The last time I wrote about SB2150, a bill giving students the right to involve an attorney in some university disciplinary proceedings, the North Dakota University System was still fighting hard to water it down. They wanted remove from the bill language allowing for lawyers representing students to cross examine witnesses testifying against their clients.
That’s a right guaranteed, along with the right to counsel, in the 6th amendment of the Constitution. But in the murky world of campus tribunals, a lot of constitutional rights don’t exist.
But the tide was against the university system. The bill has passed and is on the way to Governor Jack Dalrymple for signature.
Their only ally in Bismarck was Senator David Hogue (R-Minot), who in fact was the only lawmaker to vote against this bill. Hogue maintains that the legislation is unnecessary because universities ought not be adjudicating serious crimes:
Sen. David Hogue, R-Minot, the only member of either chamber to vote against the amended bill, said it “solved some problems that did not exist” and is broader than necessary.
“Sometimes lawyers should be seen and not heard, and that is a perfect example,” he said.
Law enforcement and prosecutors, not universities, should handle serious crimes, Hogue said.
“And so now we’ve decided that the universities are going to investigate crimes and form mini-tribunals to figure out what we need to do,” he said.
I don’t disagree at all with Hogue’s statement about universities investigating crimes. Issues like sexual assault belong in the criminal justice system, where trained law enforcement and legal experts can handle them.

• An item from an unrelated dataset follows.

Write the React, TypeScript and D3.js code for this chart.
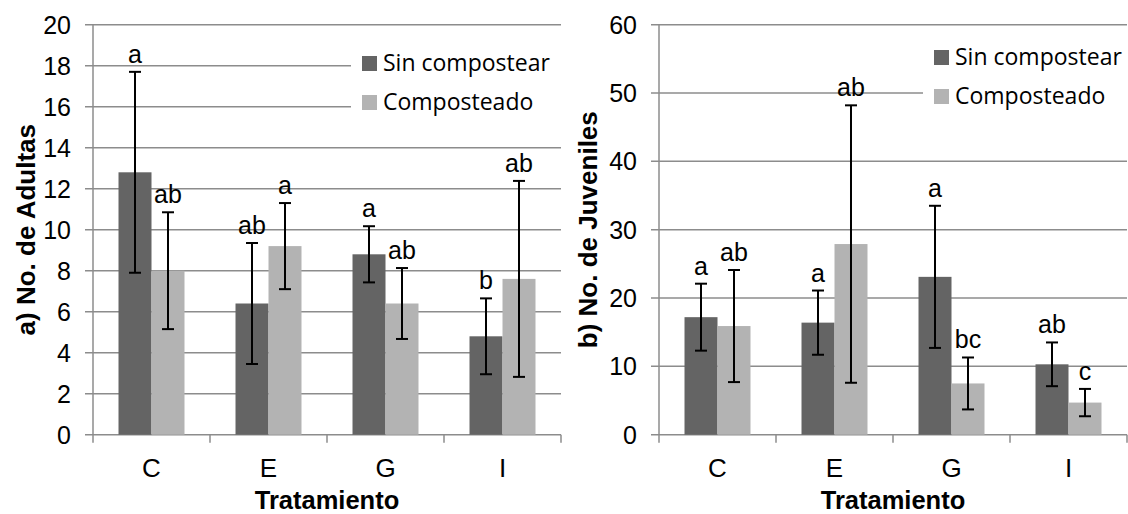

The problem is that the federal government requires these tribunals. The requirement was established under the Obama administration via a 2011 “dear colleague” letter from the Department of Education’s Office of Civil Rights. Schools have to hold these tribunals under the Obama administration’s interpretation of Title IX or they will lose all sorts of federal dollars.
“It is not altogether clear, however, why the federal government requires such serious cases to be handled by campus tribunals staffed by academics, instead of by professional judges and lawyers,” a group of Penn Law faculty members wrote in an open letter about this requirement in February. “Perhaps it is time to funnel the more serious cases through the criminal justice process and to make that process much more accessible to and supportive of sexual assault complainants.”
I don’t think there’s any “perhaps” about it, but state policy makers can’t do anything about federal policy. What they can do is ensure that North Dakota’s public universities, in complying with the federal government’s absurd policies, protect the rights of students.
That’s what SB2150 does. And should give us all pause that our state’s university officials fought so long and hard against it.
It really makes you wonder where their priorities are.